1. Radio Active: Broadcast Journalism and the Dialogical Public Sphere in Indonesia

Radio Active focuses on developments in Indonesian radio journalism since the late 1990s. This radio journalism has been shaped by and made significant contributions to the socio-political process that led to the fall of President Soeharto's New Order and initiated the call for reform or Reformasi. Its dynamics have been influenced by the end of state-ruled Radio Republik Indonesia's (Radio of the Republic of Indonesia) monopoly on the production of news programs in 1998. This officially opened the door for commercial and other non-governmental radio institutions to develop their own journalistic ideas and practices. The project analyses how the institutions in interaction with their audiences have attempted to envision and realise a virtual, but at the same time very concrete, space for people to meet and publicly discuss matters considered relevant to contemporary Indonesian society.

I compare the Reformasi-type of ‘radio-active' publicness with Jürgen Habermas' notion of the bourgeois public sphere. I specifically focus on journalistic ideas and practices with a ‘meta-journalistic' character, which provide a direct sense of the intense process of journalists and audiences exploring and negotiating the boundaries of the newly acquired press freedom. I argue that, in triggering audience engagement in journalistic affairs, the new ideas and practices constitute a reaction against New Order's official culture of ‘monologism' - which was aimed at keeping audiences at a distance - and share characteristics with a Bakhtinian type of ‘dialogism'.

The dialogism of Indonesia's radio-active public sphere is broader and goes beyond participation in ‘normal' dialogue, as it also concerns the ‘ideological becoming' of the participants involved. Although dialogism can be found in literally dialogical conversation, it here refers to journalistic concepts, program genres and institutional organisation forms that are specifically constructed to enhance the media-literacy and thus ideological awareness of the public. In analysing these concepts, genres and organisation forms - without which the process of Reformasi could not exist - the project attempts to make real and tangible what is meant by the seemingly vague and broad ideas of freedom of speech, social reform and democracy, which have been so often and loudly propagated in Indonesia in recent years.

2. Reflections on the Screen: Televisual Metadiscourse in Australia, Indonesia and the Netherlands

Pierre Bourdieu (1996) argues that contemporary television's potential is curbed by factors such as political and economic ‘structural corruption', ‘symbolic violence' on the screen, the ‘circular circulation' of information and cultures of ‘fast thinkers' and ‘instant ideas'. In order to improve the quality of television, Bourdieu suggests that the ‘admission criteria' for television production and broadcasting should be enhanced. This implies that production and broadcasting should become less accessible and more avant-garde. At the same time, producers and broadcasters should use their profession and medium to make ‘the inaccessible' more accessible to the public.
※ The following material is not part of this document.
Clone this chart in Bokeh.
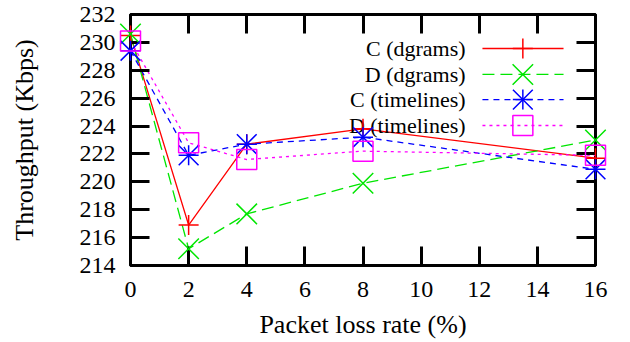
from bokeh.plotting import figure
from bokeh.models import Range1d, LinearAxis, FixedTicker
from bokeh.core.properties import value
from bokeh.embed import file_html
from bokeh.resources import INLINE

# Throughput measured at each packet loss rate
loss_rate = [0, 2, 4, 8, 16]
c_dgrams = [230.5, 216.9, 222.7, 223.8, 221.7]
d_dgrams = [230.6, 215.2, 217.7, 219.9, 223.0]
c_timelines = [229.4, 221.9, 222.7, 223.2, 220.9]
d_timelines = [230.1, 222.8, 221.6, 222.2, 221.9]

x_ticks = [0, 2, 4, 6, 8, 10, 12, 14, 16]
y_ticks = [214, 216, 218, 220, 222, 224, 226, 228, 230, 232]

FONT = "Liberation Serif"

p = figure(width=630, height=342, output_backend="svg", toolbar_location=None,
           x_range=Range1d(0, 16), y_range=Range1d(214, 232),
           min_border_left=130, min_border_right=35,
           min_border_top=14, min_border_bottom=77)
p.xgrid.visible = False
p.ygrid.visible = False
p.outline_line_color = "black"
p.outline_line_width = 3
p.background_fill_color = "white"
p.border_fill_color = "white"


def style_axis(ax, ticks, show_labels):
    ax.ticker = FixedTicker(ticks=ticks)
    ax.minor_tick_line_color = None
    ax.major_tick_in = 19
    ax.major_tick_out = 0
    ax.major_tick_line_width = 3
    ax.major_tick_line_color = "black"
    ax.axis_line_color = None
    if show_labels:
        ax.major_label_text_font = FONT
        ax.major_label_text_font_size = "24px"
        ax.major_label_text_color = "black"
        ax.axis_label_text_font = FONT
        ax.axis_label_text_font_size = "26px"
        ax.axis_label_text_font_style = "normal"
        ax.axis_label_text_color = "black"
    else:
        # mirrored tick marks only, no labels
        ax.major_label_text_color = None
        ax.major_label_text_font_size = "1px"
        ax.major_label_standoff = 0


style_axis(p.xaxis[0], x_ticks, True)
style_axis(p.yaxis[0], y_ticks, True)
p.xaxis[0].axis_label = "Packet loss rate (%)"
p.yaxis[0].axis_label = "Throughput (Kbps)"
p.xaxis[0].major_label_standoff = 16
p.xaxis[0].axis_label_standoff = 10
p.yaxis[0].major_label_standoff = 15
p.yaxis[0].axis_label_standoff = 38

top_axis = LinearAxis()
right_axis = LinearAxis()
style_axis(top_axis, x_ticks, False)
style_axis(right_axis, y_ticks, False)
p.add_layout(top_axis, "above")
p.add_layout(right_axis, "right")

# series styles: (values, colour, dash, markers as (shape, size), label)
# the "x" shape spans about 0.7 of its size, hence the larger values
series = [
    (c_dgrams, "#ff0000", "solid", [("cross", 20)], "C (dgrams)"),
    (d_dgrams, "#00e600", "12 6", [("x", 29)], "D (dgrams)"),
    (c_timelines, "#0000ff", "6 5", [("cross", 20), ("x", 28)], "C (timelines)"),
    (d_timelines, "#ff00ff", "3 4", [("square", 20)], "D (timelines)"),
]

# key placed in the upper right of the frame (data coordinates)
key_text_x = 11.53
key_line_x = [12.11, 14.90]
key_mark_x = 13.5
key_rows = [229.56, 227.70, 225.90, 224.04]

LW = 1.3
for (vals, color, dash, markers, label), ky in zip(series, key_rows):
    p.line(loss_rate, vals, line_color=color, line_width=LW, line_dash=dash)
    p.line(key_line_x, [ky, ky], line_color=color, line_width=LW, line_dash=dash)
    for m, size in markers:
        # overlay level so points on the frame edge are not clipped
        p.scatter(loss_rate, vals, marker=m, size=size, line_color=color,
                  fill_color=None, line_width=1.5, level="overlay")
        p.scatter([key_mark_x], [ky], marker=m, size=size, line_color=color,
                  fill_color=None, line_width=1.5)
    p.text([key_text_x], [ky], text=[label], text_align="right",
           text_baseline="middle", text_font=value(FONT),
           text_font_size="22px", text_color="black")

open("out.html", "w").write(file_html(p, INLINE))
By presenting these arguments in a series of lectures on French television, Bourdieu set an example of a critical and publicly accessible (self)evaluation of the medium of television. However, he believed that ‘on-screen criticism of the screen' by media professionals themselves would be more alluring and effective.

In this research project, I analyse instances of such relatively rare televisual self-reflexivity or metadiscourse in three different contexts: Australia, Indonesia and The Netherlands. These contexts represent different socio-political conditions (the ‘new world', the ‘developing world' and the ‘old world', respectively) and cultural-linguistic traditions (English-Australian, Indonesian, and Dutch, respectively). They also represent three different television cultures: Australian television culture has been a mixture of government and commercial broadcasting from its very outset, Indonesian television was initially entirely government-controlled and relatively recently saw the development of commercial television, while Dutch television culture was, and partly still is, based on different religious-ideological pillars, although it has also seen the rise of commercial broadcasters in recent years.

The research focuses on three different categories of televisual metadiscourse in each of the contexts: humorous, journalistic and artistic metadiscourse, respectively. Humorous metadiscourse is the product of comedians, includes cabaret, parody and satire, and functions to ‘denormalise' television by putting it in alternative, humorous contexts. Journalistic metadiscourse is the product of journalists and intellectuals, includes media watch programs and critical debates, and functions to deconstruct and ‘rethink' television by explicitly discussing the commercial and ideological mechanisms behind television production. Artistic metadiscourse is produced by the creators of fine art, including video and installation artists, who not only rethink television, but also literally ‘transform' the medium by re-appropriating its material aspects into autonomous works of art. By revealing television's impact on society as well as the impact of external factors - either commercial or ideological - on television itself, the three categories of televisual metadiscourse help to assess, and potentially increase, the ‘publicness' of the medium in each of the three socio-political contexts. Apart from reflecting on the relationship between television and society, they also shed a light on the historical development of the medium, including the evolution of television genres.